DATASET>
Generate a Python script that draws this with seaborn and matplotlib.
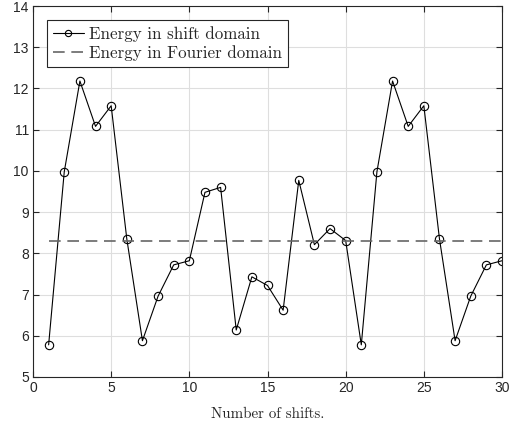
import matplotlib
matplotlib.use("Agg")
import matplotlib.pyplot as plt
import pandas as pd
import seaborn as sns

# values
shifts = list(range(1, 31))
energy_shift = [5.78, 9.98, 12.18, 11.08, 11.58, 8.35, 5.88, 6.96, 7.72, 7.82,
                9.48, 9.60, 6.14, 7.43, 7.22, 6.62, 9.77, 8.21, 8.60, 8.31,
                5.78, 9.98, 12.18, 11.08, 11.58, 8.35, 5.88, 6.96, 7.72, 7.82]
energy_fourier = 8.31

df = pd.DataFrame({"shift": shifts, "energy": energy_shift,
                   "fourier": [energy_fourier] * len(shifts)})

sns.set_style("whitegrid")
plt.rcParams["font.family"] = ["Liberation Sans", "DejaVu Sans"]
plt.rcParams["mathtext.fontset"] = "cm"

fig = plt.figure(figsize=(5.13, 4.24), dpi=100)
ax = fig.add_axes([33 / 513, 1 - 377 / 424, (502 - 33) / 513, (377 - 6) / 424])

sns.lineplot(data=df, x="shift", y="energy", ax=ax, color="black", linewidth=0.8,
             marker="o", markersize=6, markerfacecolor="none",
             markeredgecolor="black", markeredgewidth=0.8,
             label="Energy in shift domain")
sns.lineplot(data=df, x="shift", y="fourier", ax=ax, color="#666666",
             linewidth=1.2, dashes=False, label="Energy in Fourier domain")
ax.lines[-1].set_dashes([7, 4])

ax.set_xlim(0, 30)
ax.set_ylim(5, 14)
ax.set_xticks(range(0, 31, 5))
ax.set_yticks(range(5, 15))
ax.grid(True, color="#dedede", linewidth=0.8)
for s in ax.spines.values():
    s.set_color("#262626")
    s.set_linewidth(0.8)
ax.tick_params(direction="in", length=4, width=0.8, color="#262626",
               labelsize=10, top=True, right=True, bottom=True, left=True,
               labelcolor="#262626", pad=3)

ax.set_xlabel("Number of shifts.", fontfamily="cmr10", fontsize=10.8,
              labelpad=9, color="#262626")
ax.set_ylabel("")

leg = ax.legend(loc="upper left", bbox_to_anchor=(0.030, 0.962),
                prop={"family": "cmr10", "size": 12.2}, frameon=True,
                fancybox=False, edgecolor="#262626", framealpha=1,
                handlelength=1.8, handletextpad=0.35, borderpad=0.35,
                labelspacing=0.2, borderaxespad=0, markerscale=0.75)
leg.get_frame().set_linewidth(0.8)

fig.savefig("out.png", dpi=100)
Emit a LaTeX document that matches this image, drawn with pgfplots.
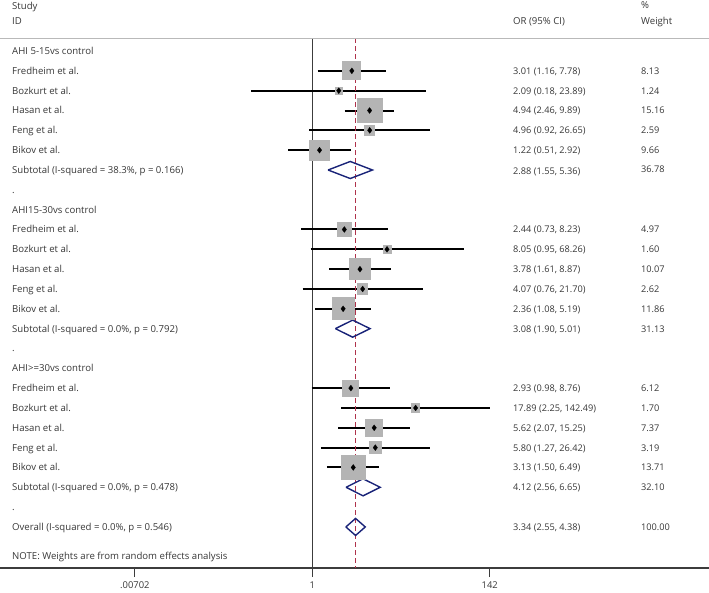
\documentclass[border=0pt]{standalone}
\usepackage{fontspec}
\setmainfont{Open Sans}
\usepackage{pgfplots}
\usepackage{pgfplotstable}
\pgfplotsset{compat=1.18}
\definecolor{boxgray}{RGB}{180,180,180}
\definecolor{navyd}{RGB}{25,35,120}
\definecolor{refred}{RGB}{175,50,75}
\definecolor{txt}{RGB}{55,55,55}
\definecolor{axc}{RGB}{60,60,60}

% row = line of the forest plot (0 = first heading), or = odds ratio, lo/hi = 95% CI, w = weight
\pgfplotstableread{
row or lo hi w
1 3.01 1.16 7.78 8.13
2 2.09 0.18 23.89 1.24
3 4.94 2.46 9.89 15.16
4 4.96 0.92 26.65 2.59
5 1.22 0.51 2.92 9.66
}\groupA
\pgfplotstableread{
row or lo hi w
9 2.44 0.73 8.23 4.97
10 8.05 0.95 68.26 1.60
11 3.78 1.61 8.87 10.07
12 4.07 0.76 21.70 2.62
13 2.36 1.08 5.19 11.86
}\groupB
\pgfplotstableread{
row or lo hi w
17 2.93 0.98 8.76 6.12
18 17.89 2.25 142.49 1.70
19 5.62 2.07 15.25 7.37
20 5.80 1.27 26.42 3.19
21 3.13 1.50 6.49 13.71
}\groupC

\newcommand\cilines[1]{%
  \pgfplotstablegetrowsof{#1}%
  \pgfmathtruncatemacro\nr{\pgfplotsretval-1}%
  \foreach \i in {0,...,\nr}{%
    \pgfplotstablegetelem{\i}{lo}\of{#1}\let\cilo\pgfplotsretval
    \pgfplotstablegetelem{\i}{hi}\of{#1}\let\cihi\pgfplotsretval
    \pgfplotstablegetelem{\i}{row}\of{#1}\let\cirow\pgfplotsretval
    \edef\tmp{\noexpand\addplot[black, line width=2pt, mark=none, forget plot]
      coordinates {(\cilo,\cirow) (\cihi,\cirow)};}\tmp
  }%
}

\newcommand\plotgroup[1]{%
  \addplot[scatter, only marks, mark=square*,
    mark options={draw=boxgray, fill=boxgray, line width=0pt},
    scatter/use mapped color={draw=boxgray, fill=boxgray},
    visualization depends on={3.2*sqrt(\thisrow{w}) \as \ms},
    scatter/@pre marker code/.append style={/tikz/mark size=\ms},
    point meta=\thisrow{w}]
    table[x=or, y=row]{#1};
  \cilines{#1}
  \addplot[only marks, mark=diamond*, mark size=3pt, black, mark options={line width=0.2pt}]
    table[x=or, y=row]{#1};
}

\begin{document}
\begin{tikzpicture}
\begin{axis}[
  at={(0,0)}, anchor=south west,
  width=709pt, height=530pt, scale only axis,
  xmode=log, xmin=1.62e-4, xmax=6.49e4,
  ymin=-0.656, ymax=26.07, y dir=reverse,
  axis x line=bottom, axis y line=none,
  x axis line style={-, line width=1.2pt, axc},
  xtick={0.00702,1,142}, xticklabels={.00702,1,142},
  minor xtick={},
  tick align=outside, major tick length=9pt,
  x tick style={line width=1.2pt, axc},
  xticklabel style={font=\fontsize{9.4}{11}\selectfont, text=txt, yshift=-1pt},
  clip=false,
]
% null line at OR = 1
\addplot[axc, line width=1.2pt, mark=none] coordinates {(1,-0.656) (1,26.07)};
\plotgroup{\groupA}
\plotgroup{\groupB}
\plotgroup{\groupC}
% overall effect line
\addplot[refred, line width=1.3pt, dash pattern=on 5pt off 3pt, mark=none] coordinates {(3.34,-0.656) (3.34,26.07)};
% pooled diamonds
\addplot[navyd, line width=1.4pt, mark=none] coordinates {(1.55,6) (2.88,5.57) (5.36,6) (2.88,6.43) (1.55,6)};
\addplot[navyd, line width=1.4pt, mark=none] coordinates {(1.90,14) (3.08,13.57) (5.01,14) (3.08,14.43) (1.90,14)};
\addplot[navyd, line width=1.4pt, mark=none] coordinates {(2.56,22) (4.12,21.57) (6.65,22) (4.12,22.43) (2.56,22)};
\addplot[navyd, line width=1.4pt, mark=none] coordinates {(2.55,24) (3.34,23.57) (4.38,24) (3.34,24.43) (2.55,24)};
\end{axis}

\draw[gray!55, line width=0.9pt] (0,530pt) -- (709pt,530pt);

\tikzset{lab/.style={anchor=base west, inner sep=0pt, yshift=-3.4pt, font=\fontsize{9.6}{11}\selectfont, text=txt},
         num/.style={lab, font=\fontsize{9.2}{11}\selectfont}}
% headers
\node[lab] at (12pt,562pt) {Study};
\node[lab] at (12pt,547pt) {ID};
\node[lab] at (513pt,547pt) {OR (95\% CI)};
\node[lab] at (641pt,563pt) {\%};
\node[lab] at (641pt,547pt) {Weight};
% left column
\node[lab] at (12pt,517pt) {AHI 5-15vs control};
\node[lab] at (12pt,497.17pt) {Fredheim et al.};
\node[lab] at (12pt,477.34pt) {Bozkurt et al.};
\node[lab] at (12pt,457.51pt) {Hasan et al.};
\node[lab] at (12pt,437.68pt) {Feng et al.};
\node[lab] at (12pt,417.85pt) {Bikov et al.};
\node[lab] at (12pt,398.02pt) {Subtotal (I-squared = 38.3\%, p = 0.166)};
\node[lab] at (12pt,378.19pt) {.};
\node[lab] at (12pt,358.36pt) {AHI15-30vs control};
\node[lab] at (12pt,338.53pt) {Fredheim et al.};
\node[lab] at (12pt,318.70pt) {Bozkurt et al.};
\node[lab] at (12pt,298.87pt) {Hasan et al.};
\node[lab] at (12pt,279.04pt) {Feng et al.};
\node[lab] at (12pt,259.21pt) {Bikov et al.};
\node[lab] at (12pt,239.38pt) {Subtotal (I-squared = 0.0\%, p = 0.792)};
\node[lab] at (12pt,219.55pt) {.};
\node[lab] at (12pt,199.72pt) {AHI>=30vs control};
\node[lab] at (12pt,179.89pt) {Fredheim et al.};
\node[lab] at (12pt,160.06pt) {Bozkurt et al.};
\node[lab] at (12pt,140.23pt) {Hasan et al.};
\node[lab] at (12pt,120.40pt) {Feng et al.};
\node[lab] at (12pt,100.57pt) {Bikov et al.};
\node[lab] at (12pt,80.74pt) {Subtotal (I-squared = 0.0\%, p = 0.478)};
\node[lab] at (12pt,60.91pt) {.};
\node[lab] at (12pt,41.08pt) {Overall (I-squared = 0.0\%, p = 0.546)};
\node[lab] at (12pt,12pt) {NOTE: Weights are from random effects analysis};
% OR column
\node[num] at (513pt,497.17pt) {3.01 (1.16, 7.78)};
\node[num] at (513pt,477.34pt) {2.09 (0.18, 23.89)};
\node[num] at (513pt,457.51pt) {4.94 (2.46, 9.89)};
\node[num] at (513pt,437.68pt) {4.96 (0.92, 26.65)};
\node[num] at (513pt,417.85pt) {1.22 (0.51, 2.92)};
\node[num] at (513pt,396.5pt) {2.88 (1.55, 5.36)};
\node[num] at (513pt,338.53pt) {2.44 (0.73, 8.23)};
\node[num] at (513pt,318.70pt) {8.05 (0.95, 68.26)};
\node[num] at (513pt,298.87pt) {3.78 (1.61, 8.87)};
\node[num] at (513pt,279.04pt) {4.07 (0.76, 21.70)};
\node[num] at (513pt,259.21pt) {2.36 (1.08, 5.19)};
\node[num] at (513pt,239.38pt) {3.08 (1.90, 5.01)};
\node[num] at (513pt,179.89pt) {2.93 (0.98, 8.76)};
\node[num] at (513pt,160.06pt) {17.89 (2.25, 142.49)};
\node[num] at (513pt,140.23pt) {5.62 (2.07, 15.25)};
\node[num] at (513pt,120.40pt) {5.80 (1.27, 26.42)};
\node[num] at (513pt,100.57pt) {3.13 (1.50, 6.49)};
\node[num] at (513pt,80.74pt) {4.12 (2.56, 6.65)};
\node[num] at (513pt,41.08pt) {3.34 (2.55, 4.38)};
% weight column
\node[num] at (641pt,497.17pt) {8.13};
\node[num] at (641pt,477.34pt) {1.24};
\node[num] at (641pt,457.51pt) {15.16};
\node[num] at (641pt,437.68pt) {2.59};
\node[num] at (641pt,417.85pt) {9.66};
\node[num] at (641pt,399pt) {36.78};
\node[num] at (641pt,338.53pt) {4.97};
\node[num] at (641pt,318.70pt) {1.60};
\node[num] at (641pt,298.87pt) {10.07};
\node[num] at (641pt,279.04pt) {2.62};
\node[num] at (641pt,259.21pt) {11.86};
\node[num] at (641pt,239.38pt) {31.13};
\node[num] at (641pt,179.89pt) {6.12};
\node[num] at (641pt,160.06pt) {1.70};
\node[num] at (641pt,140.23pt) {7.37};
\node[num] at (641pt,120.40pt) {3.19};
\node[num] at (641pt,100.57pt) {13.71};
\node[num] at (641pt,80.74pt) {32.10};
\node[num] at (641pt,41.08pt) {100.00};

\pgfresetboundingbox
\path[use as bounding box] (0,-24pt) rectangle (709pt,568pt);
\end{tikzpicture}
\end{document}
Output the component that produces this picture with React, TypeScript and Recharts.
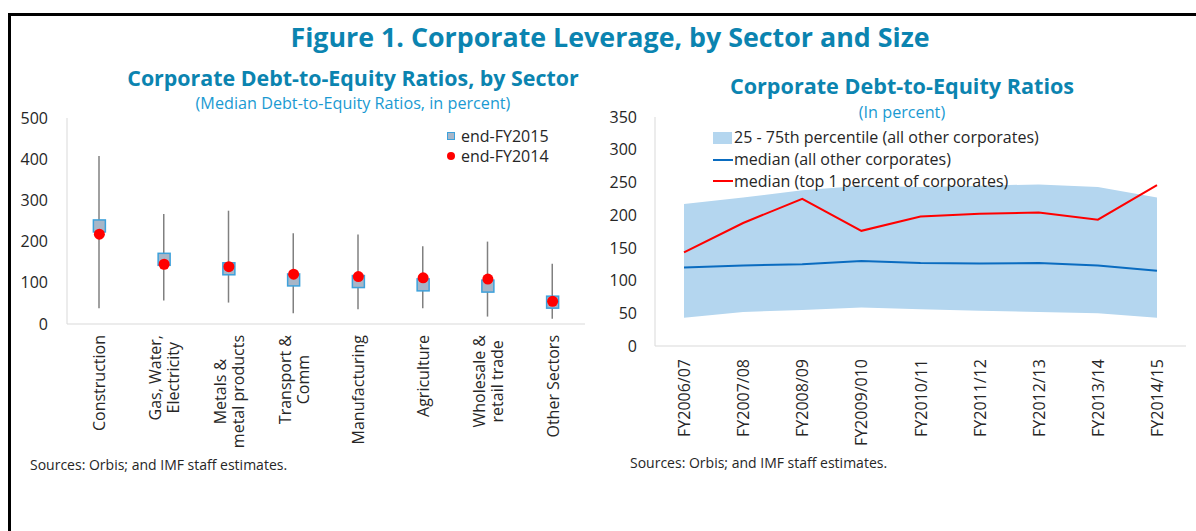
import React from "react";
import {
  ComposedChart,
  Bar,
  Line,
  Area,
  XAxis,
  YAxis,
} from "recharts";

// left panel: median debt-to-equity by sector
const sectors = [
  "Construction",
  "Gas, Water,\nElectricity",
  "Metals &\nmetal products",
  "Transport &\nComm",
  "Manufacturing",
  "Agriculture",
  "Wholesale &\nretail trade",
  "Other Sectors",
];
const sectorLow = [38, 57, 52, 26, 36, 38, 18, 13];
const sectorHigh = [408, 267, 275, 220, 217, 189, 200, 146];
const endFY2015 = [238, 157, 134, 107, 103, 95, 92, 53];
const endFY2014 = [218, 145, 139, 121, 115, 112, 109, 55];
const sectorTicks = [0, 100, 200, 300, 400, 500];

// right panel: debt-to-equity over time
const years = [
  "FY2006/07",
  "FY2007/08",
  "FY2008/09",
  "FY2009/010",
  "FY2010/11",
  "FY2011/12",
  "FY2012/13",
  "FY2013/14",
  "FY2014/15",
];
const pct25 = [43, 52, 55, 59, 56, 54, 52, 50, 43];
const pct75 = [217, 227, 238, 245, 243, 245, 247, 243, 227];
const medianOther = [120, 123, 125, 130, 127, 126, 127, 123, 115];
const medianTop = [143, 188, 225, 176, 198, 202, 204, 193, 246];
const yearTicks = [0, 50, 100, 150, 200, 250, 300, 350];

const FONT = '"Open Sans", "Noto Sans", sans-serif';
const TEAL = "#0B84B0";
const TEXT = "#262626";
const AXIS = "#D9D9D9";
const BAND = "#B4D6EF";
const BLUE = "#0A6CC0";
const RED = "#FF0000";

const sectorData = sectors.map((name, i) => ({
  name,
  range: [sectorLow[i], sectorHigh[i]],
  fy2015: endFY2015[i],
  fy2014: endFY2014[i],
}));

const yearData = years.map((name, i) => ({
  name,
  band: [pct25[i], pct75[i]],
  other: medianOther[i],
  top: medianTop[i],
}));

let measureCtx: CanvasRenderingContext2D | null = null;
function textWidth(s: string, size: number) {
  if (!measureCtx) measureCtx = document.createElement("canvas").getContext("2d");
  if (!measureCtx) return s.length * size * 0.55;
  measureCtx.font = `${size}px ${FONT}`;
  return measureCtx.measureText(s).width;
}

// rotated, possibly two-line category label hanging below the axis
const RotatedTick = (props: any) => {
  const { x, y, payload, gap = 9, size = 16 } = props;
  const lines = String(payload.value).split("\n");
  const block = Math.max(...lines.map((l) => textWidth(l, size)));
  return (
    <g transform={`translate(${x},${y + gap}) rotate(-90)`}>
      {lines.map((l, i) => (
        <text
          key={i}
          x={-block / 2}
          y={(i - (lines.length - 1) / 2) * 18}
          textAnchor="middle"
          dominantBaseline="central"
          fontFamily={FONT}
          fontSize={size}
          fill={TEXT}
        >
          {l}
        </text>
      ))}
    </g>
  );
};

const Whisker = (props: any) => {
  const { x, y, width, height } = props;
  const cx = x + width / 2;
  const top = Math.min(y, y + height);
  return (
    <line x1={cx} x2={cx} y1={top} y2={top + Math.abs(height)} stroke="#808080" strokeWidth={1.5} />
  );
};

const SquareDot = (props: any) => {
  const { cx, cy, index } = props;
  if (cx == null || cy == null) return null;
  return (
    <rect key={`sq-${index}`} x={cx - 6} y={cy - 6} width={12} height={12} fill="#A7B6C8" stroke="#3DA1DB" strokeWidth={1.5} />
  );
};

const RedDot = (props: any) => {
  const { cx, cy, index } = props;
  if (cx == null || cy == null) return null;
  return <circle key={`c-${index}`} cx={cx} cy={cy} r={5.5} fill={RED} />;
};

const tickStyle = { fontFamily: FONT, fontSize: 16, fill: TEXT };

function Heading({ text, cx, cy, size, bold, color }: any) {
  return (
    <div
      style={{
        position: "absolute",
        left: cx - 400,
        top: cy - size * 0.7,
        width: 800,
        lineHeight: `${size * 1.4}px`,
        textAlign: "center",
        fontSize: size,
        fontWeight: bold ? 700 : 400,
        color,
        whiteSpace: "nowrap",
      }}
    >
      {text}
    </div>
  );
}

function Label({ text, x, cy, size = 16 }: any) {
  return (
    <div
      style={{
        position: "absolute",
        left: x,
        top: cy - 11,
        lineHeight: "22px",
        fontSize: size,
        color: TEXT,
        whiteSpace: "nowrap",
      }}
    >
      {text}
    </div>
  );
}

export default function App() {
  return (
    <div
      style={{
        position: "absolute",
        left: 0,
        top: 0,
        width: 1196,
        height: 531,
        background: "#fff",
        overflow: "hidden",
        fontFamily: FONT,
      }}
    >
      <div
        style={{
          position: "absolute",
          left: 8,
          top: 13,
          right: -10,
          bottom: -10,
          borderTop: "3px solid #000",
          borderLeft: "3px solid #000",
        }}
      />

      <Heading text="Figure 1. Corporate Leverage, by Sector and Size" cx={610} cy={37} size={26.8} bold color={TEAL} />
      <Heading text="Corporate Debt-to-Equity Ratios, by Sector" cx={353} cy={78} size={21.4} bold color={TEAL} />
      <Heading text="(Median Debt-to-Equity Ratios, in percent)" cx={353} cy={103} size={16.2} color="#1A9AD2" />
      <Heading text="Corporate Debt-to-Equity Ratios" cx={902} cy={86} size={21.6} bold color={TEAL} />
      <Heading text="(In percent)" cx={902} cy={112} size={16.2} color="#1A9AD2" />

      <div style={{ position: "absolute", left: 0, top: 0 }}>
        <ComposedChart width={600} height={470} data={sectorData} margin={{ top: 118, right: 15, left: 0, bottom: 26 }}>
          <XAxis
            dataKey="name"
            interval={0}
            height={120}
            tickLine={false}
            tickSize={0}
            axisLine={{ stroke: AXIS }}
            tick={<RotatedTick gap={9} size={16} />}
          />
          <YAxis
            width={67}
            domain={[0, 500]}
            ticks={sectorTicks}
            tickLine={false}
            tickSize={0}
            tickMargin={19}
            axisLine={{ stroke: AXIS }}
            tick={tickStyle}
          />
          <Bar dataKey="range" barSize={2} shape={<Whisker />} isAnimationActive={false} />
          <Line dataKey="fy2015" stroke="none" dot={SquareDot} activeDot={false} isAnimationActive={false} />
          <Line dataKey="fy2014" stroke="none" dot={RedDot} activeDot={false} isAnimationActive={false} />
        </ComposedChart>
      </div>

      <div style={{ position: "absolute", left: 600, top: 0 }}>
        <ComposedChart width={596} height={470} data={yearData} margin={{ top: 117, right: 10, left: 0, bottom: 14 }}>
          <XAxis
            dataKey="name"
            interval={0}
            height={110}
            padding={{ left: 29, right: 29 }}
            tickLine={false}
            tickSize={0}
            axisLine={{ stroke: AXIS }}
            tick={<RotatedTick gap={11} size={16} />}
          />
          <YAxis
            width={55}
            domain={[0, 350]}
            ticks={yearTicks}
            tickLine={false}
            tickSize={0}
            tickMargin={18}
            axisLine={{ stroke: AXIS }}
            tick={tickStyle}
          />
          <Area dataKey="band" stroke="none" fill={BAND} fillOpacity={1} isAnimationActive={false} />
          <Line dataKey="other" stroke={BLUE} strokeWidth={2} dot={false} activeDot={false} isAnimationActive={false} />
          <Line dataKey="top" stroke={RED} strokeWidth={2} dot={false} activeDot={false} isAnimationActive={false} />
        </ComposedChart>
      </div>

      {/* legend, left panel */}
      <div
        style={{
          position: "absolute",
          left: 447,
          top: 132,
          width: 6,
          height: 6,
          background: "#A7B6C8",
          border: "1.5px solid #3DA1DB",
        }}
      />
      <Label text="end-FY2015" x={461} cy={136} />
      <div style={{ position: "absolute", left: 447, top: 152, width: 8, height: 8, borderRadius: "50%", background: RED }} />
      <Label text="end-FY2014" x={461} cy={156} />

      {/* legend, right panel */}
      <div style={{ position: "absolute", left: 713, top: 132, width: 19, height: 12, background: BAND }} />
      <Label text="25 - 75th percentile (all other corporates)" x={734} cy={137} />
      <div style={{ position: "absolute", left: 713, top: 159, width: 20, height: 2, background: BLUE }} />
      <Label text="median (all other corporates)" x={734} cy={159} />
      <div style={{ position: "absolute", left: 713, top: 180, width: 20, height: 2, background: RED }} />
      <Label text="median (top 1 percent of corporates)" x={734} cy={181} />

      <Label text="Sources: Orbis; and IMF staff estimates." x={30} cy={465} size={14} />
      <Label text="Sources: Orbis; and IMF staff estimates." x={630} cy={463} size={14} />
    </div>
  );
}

TASK PROMPT> Make an exact copy of only the lines from the one with "Output the component" through the one with "const sectorTicks = [0, 100, 200, 300, 400, 500];". Pictures don't belong in it.

RESULT FOR THIS TASK>
Output the component that produces this picture with React, TypeScript and Recharts.
import React from "react";
import {
  ComposedChart,
  Bar,
  Line,
  Area,
  XAxis,
  YAxis,
} from "recharts";

// left panel: median debt-to-equity by sector
const sectors = [
  "Construction",
  "Gas, Water,\nElectricity",
  "Metals &\nmetal products",
  "Transport &\nComm",
  "Manufacturing",
  "Agriculture",
  "Wholesale &\nretail trade",
  "Other Sectors",
];
const sectorLow = [38, 57, 52, 26, 36, 38, 18, 13];
const sectorHigh = [408, 267, 275, 220, 217, 189, 200, 146];
const endFY2015 = [238, 157, 134, 107, 103, 95, 92, 53];
const endFY2014 = [218, 145, 139, 121, 115, 112, 109, 55];
const sectorTicks = [0, 100, 200, 300, 400, 500];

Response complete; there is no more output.